There have been numerous other assessments left open to the same sort of game-playing. Science assessments at the end of Key Stage 2 have been formed by teachers without a test for well over a decade now and most Year 6 teachers I’ve ever met arrive at these simply by arbitrarily tweaking a few maths predictions. The phonics screening test in Year 1 is conducted by a teacher and a six-year-old alone in a room. I have no basis on which to question the integrity of the adults administering these tests but such a huge amount of pressure is placed on the outcomes that they will no doubt be striving to ensure every pupil can do as well as they can. It is safe to suppose that Year 1 teachers’ respective interpretations of what this means vary considerably from setting to setting. Now there are the new Year 6 writing assessments and it’s hard to know where to even start. No one can agree on what the expected standard looks like, no one can moderate them consistently and the DfE themselves don’t seem to have a clear position. What schools end up reporting is almost entirely arbitrary.

Then there are the tests themselves in Key Stage 2. Over the past six years we know huge numbers of schools have been handed over to academy chains and we know that some of these are more scrupulous than others. Given the number of financial scandals involving these groups, we know many of the people overseeing these organisations have few scruples about massaging reality when it comes to their balance sheet. How many more might be willing to bend the rules a bit when it comes to administering the tests? Once, when I was on a school trip, I heard two Year 6 teachers who worked at an academy in London discussing the publication of the mark schemes (earlier that day) for the tests Year 6 had sat nationwide the previous week. One told the other about the answer to a particular question, to which her colleague replied, “Oh good. That’s what I told them.” This struck me for two reasons. Firstly, what business have you got teaching Year 6 if you don’t know the answer to an eleven-year-old’s test question with any certainty until the mark scheme is published? Secondly, and more urgently, what could that remark mean other than that this teacher had been giving answers to her students? I’ve heard other stories from former colleagues speaking to staff in other schools. And it’s no longer just academies. This “results-at-any-cost” mentality has got into the heads of senior leaders in plenty of schools that are still under local authority control. The range of access arrangements and easily corrupted “support” in the form of “readers” on offer could very easily be abused. At most, schools will receive one monitoring visit from the local authority for an hour or two during test week, and even that only one in every three or four years. Moreover, the local authority has little incentive to identify maladministration in its jurisdiction and the negative headlines that could generate.
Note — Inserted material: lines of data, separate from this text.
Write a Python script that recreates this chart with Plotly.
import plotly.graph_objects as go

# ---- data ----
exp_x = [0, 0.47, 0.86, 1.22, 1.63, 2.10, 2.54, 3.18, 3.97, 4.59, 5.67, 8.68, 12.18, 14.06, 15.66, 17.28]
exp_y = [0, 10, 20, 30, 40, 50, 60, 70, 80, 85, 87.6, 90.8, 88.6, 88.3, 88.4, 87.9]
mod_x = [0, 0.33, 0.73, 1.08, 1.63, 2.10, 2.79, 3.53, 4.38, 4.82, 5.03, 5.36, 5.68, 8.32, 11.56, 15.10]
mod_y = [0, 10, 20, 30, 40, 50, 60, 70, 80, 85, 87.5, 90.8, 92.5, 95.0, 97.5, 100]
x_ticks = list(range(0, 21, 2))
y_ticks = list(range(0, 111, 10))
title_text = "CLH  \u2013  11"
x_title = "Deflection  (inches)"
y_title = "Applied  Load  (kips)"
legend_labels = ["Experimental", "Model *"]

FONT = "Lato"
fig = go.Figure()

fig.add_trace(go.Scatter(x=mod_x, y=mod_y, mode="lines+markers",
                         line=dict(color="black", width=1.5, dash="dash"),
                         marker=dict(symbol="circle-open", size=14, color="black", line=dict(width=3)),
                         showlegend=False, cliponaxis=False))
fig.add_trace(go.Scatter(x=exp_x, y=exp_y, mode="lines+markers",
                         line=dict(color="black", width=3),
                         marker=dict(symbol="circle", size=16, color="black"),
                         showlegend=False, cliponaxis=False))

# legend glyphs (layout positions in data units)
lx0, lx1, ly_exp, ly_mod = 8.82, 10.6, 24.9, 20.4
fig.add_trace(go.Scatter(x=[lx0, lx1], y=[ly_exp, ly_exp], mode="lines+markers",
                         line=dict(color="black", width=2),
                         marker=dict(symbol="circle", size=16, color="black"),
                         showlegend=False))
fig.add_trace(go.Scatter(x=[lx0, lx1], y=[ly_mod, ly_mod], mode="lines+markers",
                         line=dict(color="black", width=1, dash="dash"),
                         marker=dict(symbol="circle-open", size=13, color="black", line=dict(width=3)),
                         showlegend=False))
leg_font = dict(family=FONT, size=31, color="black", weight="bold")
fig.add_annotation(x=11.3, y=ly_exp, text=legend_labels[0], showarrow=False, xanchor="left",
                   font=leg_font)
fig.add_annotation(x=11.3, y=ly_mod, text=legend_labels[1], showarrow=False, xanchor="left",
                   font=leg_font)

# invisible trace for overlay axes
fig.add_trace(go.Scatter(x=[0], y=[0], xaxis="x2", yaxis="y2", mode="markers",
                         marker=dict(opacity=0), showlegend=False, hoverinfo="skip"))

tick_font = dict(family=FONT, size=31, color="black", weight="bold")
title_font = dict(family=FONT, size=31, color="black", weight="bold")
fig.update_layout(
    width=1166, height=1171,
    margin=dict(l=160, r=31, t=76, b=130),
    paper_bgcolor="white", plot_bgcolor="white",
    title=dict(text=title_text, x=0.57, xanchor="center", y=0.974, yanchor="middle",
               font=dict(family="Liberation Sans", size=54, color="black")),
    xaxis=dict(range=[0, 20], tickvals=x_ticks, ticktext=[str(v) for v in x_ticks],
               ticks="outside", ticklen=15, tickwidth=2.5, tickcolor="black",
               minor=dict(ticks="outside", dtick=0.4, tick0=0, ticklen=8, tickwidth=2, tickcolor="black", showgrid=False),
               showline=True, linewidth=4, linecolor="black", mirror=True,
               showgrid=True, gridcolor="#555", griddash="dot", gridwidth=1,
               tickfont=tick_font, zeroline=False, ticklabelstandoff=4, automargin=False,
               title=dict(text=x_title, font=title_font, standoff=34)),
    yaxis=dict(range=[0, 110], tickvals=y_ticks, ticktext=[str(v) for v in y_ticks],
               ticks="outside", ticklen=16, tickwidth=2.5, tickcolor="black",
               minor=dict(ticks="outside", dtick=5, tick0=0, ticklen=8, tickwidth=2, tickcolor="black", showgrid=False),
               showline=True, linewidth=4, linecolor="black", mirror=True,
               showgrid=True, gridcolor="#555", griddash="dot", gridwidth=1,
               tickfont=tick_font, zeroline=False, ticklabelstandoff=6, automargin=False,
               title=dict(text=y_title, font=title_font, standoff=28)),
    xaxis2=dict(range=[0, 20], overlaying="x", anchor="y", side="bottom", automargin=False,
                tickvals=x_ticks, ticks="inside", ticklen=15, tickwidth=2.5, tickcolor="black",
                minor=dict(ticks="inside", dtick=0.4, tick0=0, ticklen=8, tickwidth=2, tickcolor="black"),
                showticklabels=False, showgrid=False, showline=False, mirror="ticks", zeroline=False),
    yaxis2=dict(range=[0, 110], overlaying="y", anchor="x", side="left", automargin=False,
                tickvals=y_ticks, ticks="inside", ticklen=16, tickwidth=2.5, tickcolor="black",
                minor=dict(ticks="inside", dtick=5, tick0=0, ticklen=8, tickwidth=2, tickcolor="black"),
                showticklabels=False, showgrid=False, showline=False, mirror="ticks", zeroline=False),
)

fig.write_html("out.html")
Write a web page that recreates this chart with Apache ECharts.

The data generated by these assessments is used to sack head teachers and close down schools. It is used to dispense knighthoods and £200,000-a-year consultancy jobs. Within schools, teachers’ pay is linked to the results. Every term, at pupil progress meetings, an unnatural dance takes place between the SLT and the class teachers as leaders attempt to collect the data they “need” to show school improvement, and teachers submit the data that will make their work look successful. Teachers talk about this stupid game all the time. If they believed it really meant anything, they might be more inclined to want to play it. But the real reason they despise it so much goes unsaid in public most of the time. They can all see the Emperor has no clothes. Primary school assessment data is no longer worth the paper it’s written on.

And that’s before we even ask whether we’re actually testing the right things.